§ **Your task**
Repeat all of the material below exactly as written, images excluded.

§ **Raw data**
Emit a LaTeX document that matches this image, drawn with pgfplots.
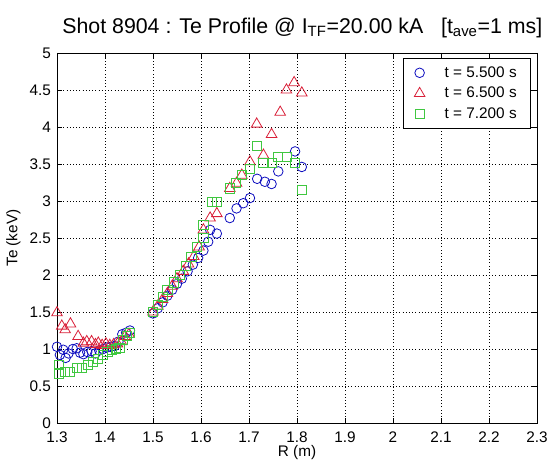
\documentclass[border=0pt]{standalone}
\usepackage{pgfplots}
\pgfplotsset{compat=1.18}
\usepackage{fontspec}
\setmainfont{Liberation Sans}

\definecolor{mblue}{rgb}{0.05,0.05,0.75}
\definecolor{mred}{rgb}{0.85,0.12,0.22}
\definecolor{mgreen}{rgb}{0.25,0.78,0.25}

% Te profiles, R (m) vs Te (keV)
\pgfplotstableread{
R Te
1.300 1.03
1.306 0.92
1.313 0.99
1.318 0.88
1.324 0.94
1.333 1.00
1.341 1.01
1.348 0.95
1.355 0.93
1.363 0.96
1.372 0.97
1.380 0.94
1.388 0.98
1.396 1.00
1.404 1.02
1.412 1.03
1.420 1.04
1.428 1.10
1.436 1.20
1.444 1.22
1.452 1.25
1.500 1.48
1.510 1.55
1.520 1.63
1.530 1.72
1.540 1.80
1.550 1.88
1.560 1.95
1.572 2.05
1.583 2.14
1.594 2.23
1.605 2.33
1.615 2.45
1.619 2.61
1.633 2.56
1.660 2.77
1.674 2.90
1.688 2.97
1.702 3.04
1.717 3.30
1.733 3.26
1.747 3.23
1.761 3.40
1.796 3.67
1.810 3.46
}\tA

\pgfplotstableread{
R Te
1.300 1.49
1.310 1.31
1.317 1.26
1.328 1.34
1.344 1.17
1.355 1.08
1.362 1.10
1.372 1.10
1.380 1.06
1.386 1.08
1.394 1.05
1.402 1.07
1.410 1.05
1.418 1.06
1.426 1.07
1.434 1.10
1.442 1.17
1.450 1.20
1.500 1.50
1.510 1.58
1.520 1.67
1.530 1.75
1.540 1.85
1.550 1.95
1.563 2.05
1.574 2.15
1.585 2.25
1.596 2.38
1.605 2.61
1.619 2.77
1.633 2.83
1.660 3.17
1.674 3.24
1.685 3.35
1.702 3.53
1.716 4.04
1.730 3.62
1.747 3.90
1.765 4.20
1.778 4.50
1.794 4.60
1.810 4.46
}\tB

\pgfplotstableread{
R Te
1.303 0.78
1.303 0.67
1.317 0.69
1.327 0.69
1.341 0.74
1.351 0.74
1.365 0.78
1.375 0.83
1.386 0.87
1.396 0.92
1.405 0.96
1.414 0.99
1.422 1.00
1.430 1.02
1.437 1.12
1.445 1.18
1.452 1.22
1.500 1.50
1.510 1.60
1.520 1.70
1.530 1.80
1.544 1.90
1.556 2.00
1.568 2.12
1.580 2.25
1.592 2.38
1.605 2.50
1.605 2.68
1.622 2.99
1.634 2.99
1.660 3.17
1.672 3.25
1.686 3.35
1.702 3.43
1.717 3.74
1.730 3.51
1.747 3.51
1.761 3.60
1.778 3.60
1.796 3.51
1.810 3.15
}\tC

\begin{document}
\begin{tikzpicture}
\useasboundingbox (-42.75pt,-33pt) rectangle (371.25pt,317.25pt);
\begin{axis}[
  at={(0,0)}, anchor=south west,
  scale only axis,
  width=360pt, height=277.5pt,
  xmin=1.3, xmax=2.3, ymin=0, ymax=5,
  xtick={1.3,1.4,...,2.31}, ytick={0,0.5,...,5.01},
  xticklabels={1.3,1.4,1.5,1.6,1.7,1.8,1.9,2,2.1,2.2,2.3},
  yticklabels={0,0.5,1,1.5,2,2.5,3,3.5,4,4.5,5},
  tick align=inside,
  major tick length=4pt,
  tick style={black, line width=0.4pt},
  axis line style={black, line width=0.5pt},
  grid=major,
  major grid style={black, dotted, line width=0.5pt},
  ticklabel style={font=\fontsize{11.5}{13}\selectfont},
  xticklabel style={yshift=-3pt},
  yticklabel style={xshift=-1pt},
  xlabel={R (m)}, ylabel={Te (keV)},
  label style={font=\fontsize{11.5}{13}\selectfont},
  xlabel style={yshift=5pt},
  ylabel style={yshift=0pt},
  title={Shot 8904 : Te Profile @ I$_{\mathrm{TF}}$=20.00 kA\ \ \ [t$_{\mathrm{ave}}$=1 ms]},
  title style={font=\fontsize{16}{18}\selectfont, yshift=2pt, xshift=4pt},
  legend style={at={(rel axis cs:0.986,0.986)}, anchor=north east,
    draw=black, fill=white, font=\fontsize{11.5}{13}\selectfont,
    row sep=2pt, inner xsep=8pt, inner ysep=4pt},
  legend cell align=left,
  mark options={solid, line width=0.6pt},
]
\addplot[only marks, mark=o, mark size=3.6pt, color=mblue] table[x=R,y=Te]{\tA};
\addlegendentry{\ \ \ \ t = 5.500 s}
\addplot[only marks, mark=triangle, mark size=4.6pt, color=mred] table[x=R,y=Te]{\tB};
\addlegendentry{\ \ \ \ t = 6.500 s}
\addplot[only marks, mark=square, mark size=3.4pt, color=mgreen] table[x=R,y=Te]{\tC};
\addlegendentry{\ \ \ \ t = 7.200 s}
\end{axis}
\end{tikzpicture}
\end{document}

§ **Finished task**
Emit a LaTeX document that matches this image, drawn with pgfplots.
\documentclass[border=0pt]{standalone}
\usepackage{pgfplots}
\pgfplotsset{compat=1.18}
\usepackage{fontspec}
\setmainfont{Liberation Sans}

\definecolor{mblue}{rgb}{0.05,0.05,0.75}
\definecolor{mred}{rgb}{0.85,0.12,0.22}
\definecolor{mgreen}{rgb}{0.25,0.78,0.25}

% Te profiles, R (m) vs Te (keV)
\pgfplotstableread{
R Te
1.300 1.03
1.306 0.92
1.313 0.99
1.318 0.88
1.324 0.94
1.333 1.00
1.341 1.01
1.348 0.95
1.355 0.93
1.363 0.96
1.372 0.97
1.380 0.94
1.388 0.98
1.396 1.00
1.404 1.02
1.412 1.03
1.420 1.04
1.428 1.10
1.436 1.20
1.444 1.22
1.452 1.25
1.500 1.48
1.510 1.55
1.520 1.63
1.530 1.72
1.540 1.80
1.550 1.88
1.560 1.95
1.572 2.05
1.583 2.14
1.594 2.23
1.605 2.33
1.615 2.45
1.619 2.61
1.633 2.56
1.660 2.77
1.674 2.90
1.688 2.97
1.702 3.04
1.717 3.30
1.733 3.26
1.747 3.23
1.761 3.40
1.796 3.67
1.810 3.46
}\tA

\pgfplotstableread{
R Te
1.300 1.49
1.310 1.31
1.317 1.26
1.328 1.34
1.344 1.17
1.355 1.08
1.362 1.10
1.372 1.10
1.380 1.06
1.386 1.08
1.394 1.05
1.402 1.07
1.410 1.05
1.418 1.06
1.426 1.07
1.434 1.10
1.442 1.17
1.450 1.20
1.500 1.50
1.510 1.58
1.520 1.67
1.530 1.75
1.540 1.85
1.550 1.95
1.563 2.05
1.574 2.15
1.585 2.25
1.596 2.38
1.605 2.61
1.619 2.77
1.633 2.83
1.660 3.17
1.674 3.24
1.685 3.35
1.702 3.53
1.716 4.04
1.730 3.62
1.747 3.90
1.765 4.20
1.778 4.50
1.794 4.60
1.810 4.46
}\tB

\pgfplotstableread{
R Te
1.303 0.78
1.303 0.67
1.317 0.69
1.327 0.69
1.341 0.74
1.351 0.74
1.365 0.78
1.375 0.83
1.386 0.87
1.396 0.92
1.405 0.96
1.414 0.99
1.422 1.00
1.430 1.02
1.437 1.12
1.445 1.18
1.452 1.22
1.500 1.50
1.510 1.60
1.520 1.70
1.530 1.80
1.544 1.90
1.556 2.00
1.568 2.12
1.580 2.25
1.592 2.38
1.605 2.50
1.605 2.68
1.622 2.99
1.634 2.99
1.660 3.17
1.672 3.25
1.686 3.35
1.702 3.43
1.717 3.74
1.730 3.51
1.747 3.51
1.761 3.60
1.778 3.60
1.796 3.51
1.810 3.15
}\tC

\begin{document}
\begin{tikzpicture}
\useasboundingbox (-42.75pt,-33pt) rectangle (371.25pt,317.25pt);
\begin{axis}[
  at={(0,0)}, anchor=south west,
  scale only axis,
  width=360pt, height=277.5pt,
  xmin=1.3, xmax=2.3, ymin=0, ymax=5,
  xtick={1.3,1.4,...,2.31}, ytick={0,0.5,...,5.01},
  xticklabels={1.3,1.4,1.5,1.6,1.7,1.8,1.9,2,2.1,2.2,2.3},
  yticklabels={0,0.5,1,1.5,2,2.5,3,3.5,4,4.5,5},
  tick align=inside,
  major tick length=4pt,
  tick style={black, line width=0.4pt},
  axis line style={black, line width=0.5pt},
  grid=major,
  major grid style={black, dotted, line width=0.5pt},
  ticklabel style={font=\fontsize{11.5}{13}\selectfont},
  xticklabel style={yshift=-3pt},
  yticklabel style={xshift=-1pt},
  xlabel={R (m)}, ylabel={Te (keV)},
  label style={font=\fontsize{11.5}{13}\selectfont},
  xlabel style={yshift=5pt},
  ylabel style={yshift=0pt},
  title={Shot 8904 : Te Profile @ I$_{\mathrm{TF}}$=20.00 kA\ \ \ [t$_{\mathrm{ave}}$=1 ms]},
  title style={font=\fontsize{16}{18}\selectfont, yshift=2pt, xshift=4pt},
  legend style={at={(rel axis cs:0.986,0.986)}, anchor=north east,
    draw=black, fill=white, font=\fontsize{11.5}{13}\selectfont,
    row sep=2pt, inner xsep=8pt, inner ysep=4pt},
  legend cell align=left,
  mark options={solid, line width=0.6pt},
]
\addplot[only marks, mark=o, mark size=3.6pt, color=mblue] table[x=R,y=Te]{\tA};
\addlegendentry{\ \ \ \ t = 5.500 s}
\addplot[only marks, mark=triangle, mark size=4.6pt, color=mred] table[x=R,y=Te]{\tB};
\addlegendentry{\ \ \ \ t = 6.500 s}
\addplot[only marks, mark=square, mark size=3.4pt, color=mgreen] table[x=R,y=Te]{\tC};
\addlegendentry{\ \ \ \ t = 7.200 s}
\end{axis}
\end{tikzpicture}
\end{document}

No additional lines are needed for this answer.